Copy out every line exactly, passing over the pictures.

++++++++++++++++++++

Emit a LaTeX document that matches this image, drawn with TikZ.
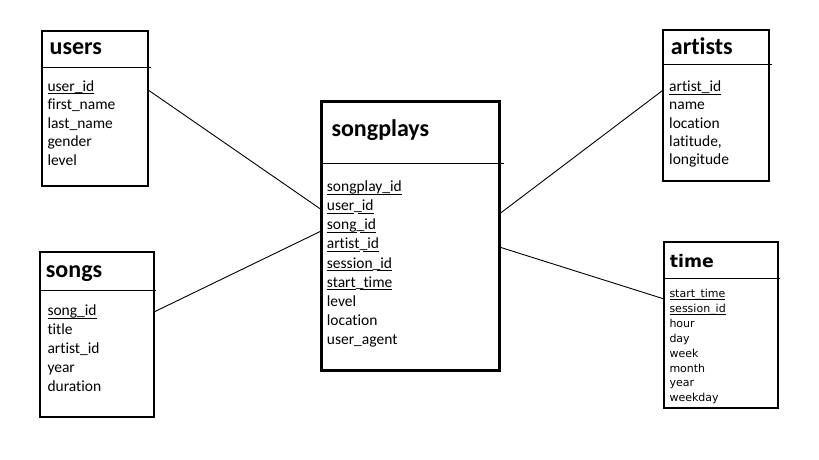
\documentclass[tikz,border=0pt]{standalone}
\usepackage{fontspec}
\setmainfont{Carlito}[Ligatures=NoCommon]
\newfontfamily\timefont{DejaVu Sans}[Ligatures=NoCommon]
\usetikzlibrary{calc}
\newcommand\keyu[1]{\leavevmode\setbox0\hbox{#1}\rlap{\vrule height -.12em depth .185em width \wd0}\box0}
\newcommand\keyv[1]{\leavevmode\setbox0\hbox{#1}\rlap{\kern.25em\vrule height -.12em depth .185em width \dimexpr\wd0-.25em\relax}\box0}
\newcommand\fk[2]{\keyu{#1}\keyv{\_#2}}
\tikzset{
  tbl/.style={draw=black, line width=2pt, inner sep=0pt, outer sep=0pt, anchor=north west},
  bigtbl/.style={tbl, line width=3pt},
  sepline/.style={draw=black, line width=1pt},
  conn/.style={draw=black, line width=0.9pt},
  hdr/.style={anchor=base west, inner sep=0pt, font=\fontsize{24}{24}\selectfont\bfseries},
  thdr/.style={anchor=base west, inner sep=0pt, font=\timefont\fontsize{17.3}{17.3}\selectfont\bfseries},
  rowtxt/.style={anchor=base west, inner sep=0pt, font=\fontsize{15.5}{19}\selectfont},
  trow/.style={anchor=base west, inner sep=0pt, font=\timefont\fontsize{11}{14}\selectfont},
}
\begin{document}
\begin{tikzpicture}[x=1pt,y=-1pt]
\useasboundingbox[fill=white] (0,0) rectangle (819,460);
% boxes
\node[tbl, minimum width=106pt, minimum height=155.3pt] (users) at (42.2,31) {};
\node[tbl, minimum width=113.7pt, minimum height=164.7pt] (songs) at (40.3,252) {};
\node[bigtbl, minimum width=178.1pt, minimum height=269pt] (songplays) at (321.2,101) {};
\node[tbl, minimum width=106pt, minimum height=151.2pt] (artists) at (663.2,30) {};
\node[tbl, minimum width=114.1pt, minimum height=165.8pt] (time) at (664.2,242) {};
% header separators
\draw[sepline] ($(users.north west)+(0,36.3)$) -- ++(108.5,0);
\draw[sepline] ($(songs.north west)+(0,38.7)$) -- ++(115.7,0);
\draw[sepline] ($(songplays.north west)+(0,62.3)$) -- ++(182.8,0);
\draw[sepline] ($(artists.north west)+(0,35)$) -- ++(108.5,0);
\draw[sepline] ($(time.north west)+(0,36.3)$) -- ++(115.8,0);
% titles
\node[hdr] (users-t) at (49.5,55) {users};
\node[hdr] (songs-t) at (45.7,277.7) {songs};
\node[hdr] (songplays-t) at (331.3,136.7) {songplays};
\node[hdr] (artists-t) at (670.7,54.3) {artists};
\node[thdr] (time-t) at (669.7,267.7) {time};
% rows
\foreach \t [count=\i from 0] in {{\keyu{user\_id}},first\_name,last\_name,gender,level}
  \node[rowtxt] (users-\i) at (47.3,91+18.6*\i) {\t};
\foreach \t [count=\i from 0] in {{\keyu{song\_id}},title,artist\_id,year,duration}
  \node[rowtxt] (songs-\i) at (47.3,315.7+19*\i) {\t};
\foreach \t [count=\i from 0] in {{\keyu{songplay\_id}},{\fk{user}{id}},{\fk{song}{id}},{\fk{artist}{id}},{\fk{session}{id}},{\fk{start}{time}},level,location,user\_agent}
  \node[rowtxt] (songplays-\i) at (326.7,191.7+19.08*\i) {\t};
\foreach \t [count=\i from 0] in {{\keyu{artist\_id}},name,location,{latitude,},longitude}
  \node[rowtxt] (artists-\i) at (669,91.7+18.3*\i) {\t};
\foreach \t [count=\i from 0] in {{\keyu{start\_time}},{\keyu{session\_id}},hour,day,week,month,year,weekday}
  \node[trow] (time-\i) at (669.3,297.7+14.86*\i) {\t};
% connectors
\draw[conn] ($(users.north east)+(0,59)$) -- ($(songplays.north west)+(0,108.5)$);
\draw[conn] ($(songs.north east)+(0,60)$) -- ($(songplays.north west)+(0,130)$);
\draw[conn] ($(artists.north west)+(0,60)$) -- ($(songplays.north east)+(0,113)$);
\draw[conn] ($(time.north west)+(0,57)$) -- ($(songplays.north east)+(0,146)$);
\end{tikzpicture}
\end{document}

++++++++++++++++++++

__The completed task__.
Emit a LaTeX document that matches this image, drawn with TikZ.
\documentclass[tikz,border=0pt]{standalone}
\usepackage{fontspec}
\setmainfont{Carlito}[Ligatures=NoCommon]
\newfontfamily\timefont{DejaVu Sans}[Ligatures=NoCommon]
\usetikzlibrary{calc}
\newcommand\keyu[1]{\leavevmode\setbox0\hbox{#1}\rlap{\vrule height -.12em depth .185em width \wd0}\box0}
\newcommand\keyv[1]{\leavevmode\setbox0\hbox{#1}\rlap{\kern.25em\vrule height -.12em depth .185em width \dimexpr\wd0-.25em\relax}\box0}
\newcommand\fk[2]{\keyu{#1}\keyv{\_#2}}
\tikzset{
  tbl/.style={draw=black, line width=2pt, inner sep=0pt, outer sep=0pt, anchor=north west},
  bigtbl/.style={tbl, line width=3pt},
  sepline/.style={draw=black, line width=1pt},
  conn/.style={draw=black, line width=0.9pt},
  hdr/.style={anchor=base west, inner sep=0pt, font=\fontsize{24}{24}\selectfont\bfseries},
  thdr/.style={anchor=base west, inner sep=0pt, font=\timefont\fontsize{17.3}{17.3}\selectfont\bfseries},
  rowtxt/.style={anchor=base west, inner sep=0pt, font=\fontsize{15.5}{19}\selectfont},
  trow/.style={anchor=base west, inner sep=0pt, font=\timefont\fontsize{11}{14}\selectfont},
}
\begin{document}
\begin{tikzpicture}[x=1pt,y=-1pt]
\useasboundingbox[fill=white] (0,0) rectangle (819,460);
% boxes
\node[tbl, minimum width=106pt, minimum height=155.3pt] (users) at (42.2,31) {};
\node[tbl, minimum width=113.7pt, minimum height=164.7pt] (songs) at (40.3,252) {};
\node[bigtbl, minimum width=178.1pt, minimum height=269pt] (songplays) at (321.2,101) {};
\node[tbl, minimum width=106pt, minimum height=151.2pt] (artists) at (663.2,30) {};
\node[tbl, minimum width=114.1pt, minimum height=165.8pt] (time) at (664.2,242) {};
% header separators
\draw[sepline] ($(users.north west)+(0,36.3)$) -- ++(108.5,0);
\draw[sepline] ($(songs.north west)+(0,38.7)$) -- ++(115.7,0);
\draw[sepline] ($(songplays.north west)+(0,62.3)$) -- ++(182.8,0);
\draw[sepline] ($(artists.north west)+(0,35)$) -- ++(108.5,0);
\draw[sepline] ($(time.north west)+(0,36.3)$) -- ++(115.8,0);
% titles
\node[hdr] (users-t) at (49.5,55) {users};
\node[hdr] (songs-t) at (45.7,277.7) {songs};
\node[hdr] (songplays-t) at (331.3,136.7) {songplays};
\node[hdr] (artists-t) at (670.7,54.3) {artists};
\node[thdr] (time-t) at (669.7,267.7) {time};
% rows
\foreach \t [count=\i from 0] in {{\keyu{user\_id}},first\_name,last\_name,gender,level}
  \node[rowtxt] (users-\i) at (47.3,91+18.6*\i) {\t};
\foreach \t [count=\i from 0] in {{\keyu{song\_id}},title,artist\_id,year,duration}
  \node[rowtxt] (songs-\i) at (47.3,315.7+19*\i) {\t};
\foreach \t [count=\i from 0] in {{\keyu{songplay\_id}},{\fk{user}{id}},{\fk{song}{id}},{\fk{artist}{id}},{\fk{session}{id}},{\fk{start}{time}},level,location,user\_agent}
  \node[rowtxt] (songplays-\i) at (326.7,191.7+19.08*\i) {\t};
\foreach \t [count=\i from 0] in {{\keyu{artist\_id}},name,location,{latitude,},longitude}
  \node[rowtxt] (artists-\i) at (669,91.7+18.3*\i) {\t};
\foreach \t [count=\i from 0] in {{\keyu{start\_time}},{\keyu{session\_id}},hour,day,week,month,year,weekday}
  \node[trow] (time-\i) at (669.3,297.7+14.86*\i) {\t};
% connectors
\draw[conn] ($(users.north east)+(0,59)$) -- ($(songplays.north west)+(0,108.5)$);
\draw[conn] ($(songs.north east)+(0,60)$) -- ($(songplays.north west)+(0,130)$);
\draw[conn] ($(artists.north west)+(0,60)$) -- ($(songplays.north east)+(0,113)$);
\draw[conn] ($(time.north west)+(0,57)$) -- ($(songplays.north east)+(0,146)$);
\end{tikzpicture}
\end{document}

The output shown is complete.